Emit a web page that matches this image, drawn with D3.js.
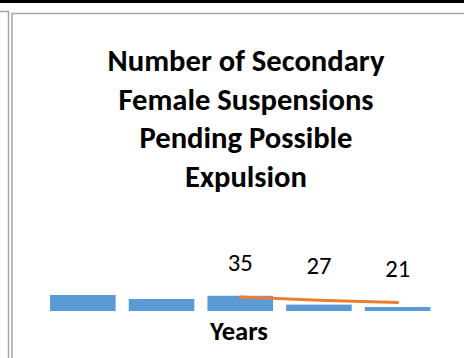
<!DOCTYPE html>
<html>
<head>
<meta charset="utf-8">
<script src="https://cdn.jsdelivr.net/npm/d3@7"></script>
<style>
  body { margin: 0; background: #fff; }
  svg { display: block; }
</style>
</head>
<body>
<svg width="464" height="358"></svg>
<script>
var years = ["2013", "2014", "2015", "2016", "2017"];
var barValues = [40, 30, 38, 16, 10];
var lineValues = [null, null, 35, 27, 21];
var titleLines = ["Number of Secondary", "Female Suspensions", "Pending Possible", "Expulsion"];

var svg = d3.select("svg");
var font = "Carlito, Calibri, 'Open Sans', sans-serif";

// font size that makes a string a given width
function fitSize(str, width, bold) {
    var t = svg.append("text")
        .style("font-family", font)
        .style("font-weight", bold ? "bold" : "normal")
        .style("font-size", "100px")
        .text(str);
    var s = 100 * width / t.node().getComputedTextLength();
    t.remove();
    return s;
}

// page frame
svg.append("rect").attr("x", 0).attr("y", 0).attr("width", 464).attr("height", 3).attr("fill", "#000");
svg.append("path").attr("d", "M0,11.5H8.5V358").attr("fill", "none").attr("stroke", "#a6a6a6").attr("stroke-width", 1.5);
svg.append("path").attr("d", "M12,358V13.5H464").attr("fill", "none").attr("stroke", "#a6a6a6").attr("stroke-width", 1.5);

var x = d3.scaleBand()
    .domain(years)
    .range([43.5, 437])
    .paddingInner(0.167)
    .paddingOuter(0.083);

var y = d3.scaleLinear()
    .domain([0, 100])
    .range([311, 271]);

svg.append("g")
    .selectAll("rect")
    .data(years)
    .enter().append("rect")
    .attr("x", function (d) { return x(d); })
    .attr("y", function (d, i) { return y(barValues[i]); })
    .attr("width", x.bandwidth())
    .attr("height", function (d, i) { return y(0) - y(barValues[i]); })
    .attr("fill", "#5b9bd5");

var pts = years.map(function (d, i) { return { year: d, v: lineValues[i] }; })
    .filter(function (d) { return d.v != null; });

var line = d3.line()
    .x(function (d) { return x(d.year) + x.bandwidth() / 2; })
    .y(function (d) { return y(d.v); });

svg.append("path")
    .datum(pts)
    .attr("d", line)
    .attr("fill", "none")
    .attr("stroke", "#ed7d31")
    .attr("stroke-width", 3)
    .attr("stroke-linecap", "round");

var labelSize = fitSize("35", 25, false);

svg.append("g")
    .selectAll("text")
    .data(pts)
    .enter().append("text")
    .attr("x", function (d) { return x(d.year) + x.bandwidth() / 2; })
    .attr("y", function (d) { return y(d.v) - 26; })
    .attr("text-anchor", "middle")
    .style("font-family", font)
    .style("font-size", labelSize + "px")
    .attr("fill", "#000")
    .text(function (d) { return d.v; });

// title, sized so the first line matches the reference width
var titleSize = fitSize(titleLines[0], 277, true);

svg.append("g")
    .style("font-family", font)
    .style("font-weight", "bold")
    .attr("fill", "#000")
    .selectAll("text")
    .data(titleLines)
    .enter().append("text")
    .attr("x", 246)
    .attr("y", function (d, i) { return 71 + i * 38.5; })
    .attr("text-anchor", "middle")
    .style("font-size", titleSize + "px")
    .text(function (d) { return d; });

svg.append("text")
    .attr("x", 239)
    .attr("y", 340)
    .attr("text-anchor", "middle")
    .style("font-family", font)
    .style("font-weight", "bold")
    .style("font-size", fitSize("Years", 58, true) + "px")
    .attr("fill", "#000")
    .text("Years");
</script>
</body>
</html>
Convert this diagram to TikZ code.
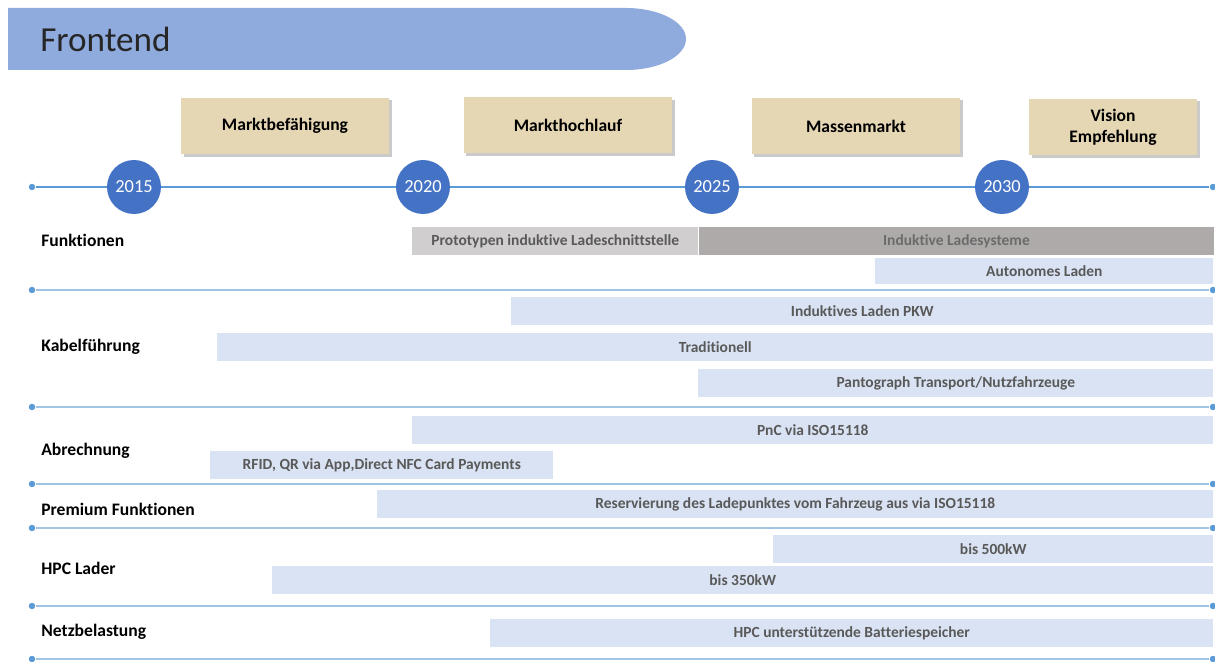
\documentclass[tikz,border=0pt]{standalone}
\usepackage{fontspec}
\setmainfont{Carlito}[Ligatures=NoCommon]
\usetikzlibrary{positioning, shadows}
\definecolor{headblue}{RGB}{143,170,220}
\definecolor{lineblue}{RGB}{91,155,213}
\definecolor{sepblue}{RGB}{160,196,228}
\definecolor{yearblue}{RGB}{68,114,196}
\definecolor{phasetan}{RGB}{229,214,180}
\definecolor{barblue}{RGB}{218,227,243}
\definecolor{barlight}{RGB}{208,206,206}
\definecolor{bardark}{RGB}{174,170,170}
\definecolor{bartext}{RGB}{89,89,89}
\tikzset{
  year/.style={circle, fill=yearblue, text=white, minimum size=1.08cm,
    inner sep=0pt, font=\fontsize{10.5}{12}\selectfont},
  phase/.style={fill=phasetan, align=center, inner sep=0pt,
    font=\bfseries\fontsize{10}{12}\selectfont,
    drop shadow={shadow xshift=1.5pt, shadow yshift=-1.5pt, opacity=.35, fill=black!60}},
  rowlabel/.style={anchor=west, inner sep=0pt, font=\bfseries\fontsize{10}{12}\selectfont},
  bar/.style={anchor=west, fill=barblue, text=bartext, inner sep=0pt,
    minimum height=0.57cm, font=\bfseries\fontsize{8.8}{10}\selectfont},
  sepline/.style={sepblue, line width=0.8pt},
  tick/.style={circle, fill=lineblue, inner sep=0pt, minimum size=0.13cm},
}

\begin{document}
\begin{tikzpicture}[x=0.02cm, y=-0.02cm]
	\useasboundingbox (0,0) rectangle (1215,662);

	% title banner
	\fill[headblue] (8,8) -- (626,8) arc[start angle=90, end angle=-90, x radius=1.2cm, y radius=0.62cm] -- (8,70) -- cycle;
	\node[anchor=west, inner sep=0pt, text=black!85, font=\fontsize{20}{24}\selectfont] (title) at (40,39) {Frontend};

	% phases
	\node[phase, minimum width=4.16cm, minimum height=1.14cm] (p1) at (285,126) {Marktbefähigung};
	\node[phase, minimum width=4.18cm, minimum height=1.12cm] (p2) at (568,125) {Markthochlauf};
	\node[phase, minimum width=4.18cm, minimum height=1.14cm] (p3) at (856,126) {Massenmarkt};
	\node[phase, minimum width=3.36cm, minimum height=1.14cm] (p4) at (1113,127) {Vision\\Empfehlung};

	% time axis
	\node[tick] (t0) at (32,187) {};
	\node[tick] (t1) at (1213,187) {};
	\node[year] (y15) at (134,187) {2015};
	\node[year] (y20) at (423,187) {2020};
	\node[year] (y25) at (712,187) {2025};
	\node[year] (y30) at (1002,187) {2030};
	\draw[lineblue, line width=1.1pt] (t0) -- (y15) -- (y20) -- (y25) -- (y30) -- (t1);

	% row separators
	\foreach \y [count=\i] in {290,407,484,528,606,659} {
		\node[tick] (sl\i) at (32,\y) {};
		\node[tick] (sr\i) at (1213,\y) {};
		\draw[sepline] (sl\i) -- (sr\i);
	}

	% rows
	\node[rowlabel] (funk) at (41,240) {Funktionen};
	\node[rowlabel] (kabel) at (41,347) {Kabelführung};
	\node[rowlabel] (abr) at (41,451) {Abrechnung};
	\node[rowlabel] (prem) at (41,509) {Premium Funktionen};
	\node[rowlabel] (hpc) at (41,568) {HPC Lader};
	\node[rowlabel] (netz) at (41,632) {Netzbelastung};

	% bars
	\node[bar, fill=barlight, minimum width=5.72cm, minimum height=0.56cm] (proto) at (412,241) {Prototypen induktive Ladeschnittstelle};
	\node[bar, fill=bardark, text=black!58, minimum width=10.3cm, minimum height=0.56cm, right=0pt of proto] (indsys) {Induktive Ladesysteme};
	\node[bar, minimum width=6.76cm, minimum height=0.54cm] (auto) at (875,271) {Autonomes Laden};
	\node[bar, minimum width=14.04cm] (pkw) at (511,311) {Induktives Laden PKW};
	\node[bar, minimum width=19.92cm] (trad) at (217,347) {Traditionell};
	\node[bar, minimum width=10.3cm] (panto) at (698,383) {Pantograph Transport/Nutzfahrzeuge};
	\node[bar, minimum width=16.02cm] (pnc) at (412,430) {PnC via ISO15118};
	\node[bar, minimum width=6.86cm, minimum height=0.56cm] (rfid) at (210,465) {RFID, QR via App,Direct NFC Card Payments};
	\node[bar, minimum width=16.72cm] (resv) at (377,504) {Reservierung des Ladepunktes vom Fahrzeug aus via ISO15118};
	\node[bar, minimum width=8.8cm, minimum height=0.56cm] (kw500) at (773,549) {bis 500kW};
	\node[bar, minimum width=18.82cm] (kw350) at (272,580) {bis 350kW};
	\node[bar, minimum width=14.46cm] (batt) at (490,633) {HPC unterstützende Batteriespeicher};
\end{tikzpicture}
\end{document}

******

**Direction**
Pictures in the material above should be skipped; print exactly the lines from the one with "Convert this diagram to TikZ code." through the one with "(0,0) rectangle (1215,662);".

**Solution**
Convert this diagram to TikZ code.
\documentclass[tikz,border=0pt]{standalone}
\usepackage{fontspec}
\setmainfont{Carlito}[Ligatures=NoCommon]
\usetikzlibrary{positioning, shadows}
\definecolor{headblue}{RGB}{143,170,220}
\definecolor{lineblue}{RGB}{91,155,213}
\definecolor{sepblue}{RGB}{160,196,228}
\definecolor{yearblue}{RGB}{68,114,196}
\definecolor{phasetan}{RGB}{229,214,180}
\definecolor{barblue}{RGB}{218,227,243}
\definecolor{barlight}{RGB}{208,206,206}
\definecolor{bardark}{RGB}{174,170,170}
\definecolor{bartext}{RGB}{89,89,89}
\tikzset{
  year/.style={circle, fill=yearblue, text=white, minimum size=1.08cm,
    inner sep=0pt, font=\fontsize{10.5}{12}\selectfont},
  phase/.style={fill=phasetan, align=center, inner sep=0pt,
    font=\bfseries\fontsize{10}{12}\selectfont,
    drop shadow={shadow xshift=1.5pt, shadow yshift=-1.5pt, opacity=.35, fill=black!60}},
  rowlabel/.style={anchor=west, inner sep=0pt, font=\bfseries\fontsize{10}{12}\selectfont},
  bar/.style={anchor=west, fill=barblue, text=bartext, inner sep=0pt,
    minimum height=0.57cm, font=\bfseries\fontsize{8.8}{10}\selectfont},
  sepline/.style={sepblue, line width=0.8pt},
  tick/.style={circle, fill=lineblue, inner sep=0pt, minimum size=0.13cm},
}

\begin{document}
\begin{tikzpicture}[x=0.02cm, y=-0.02cm]
	\useasboundingbox (0,0) rectangle (1215,662);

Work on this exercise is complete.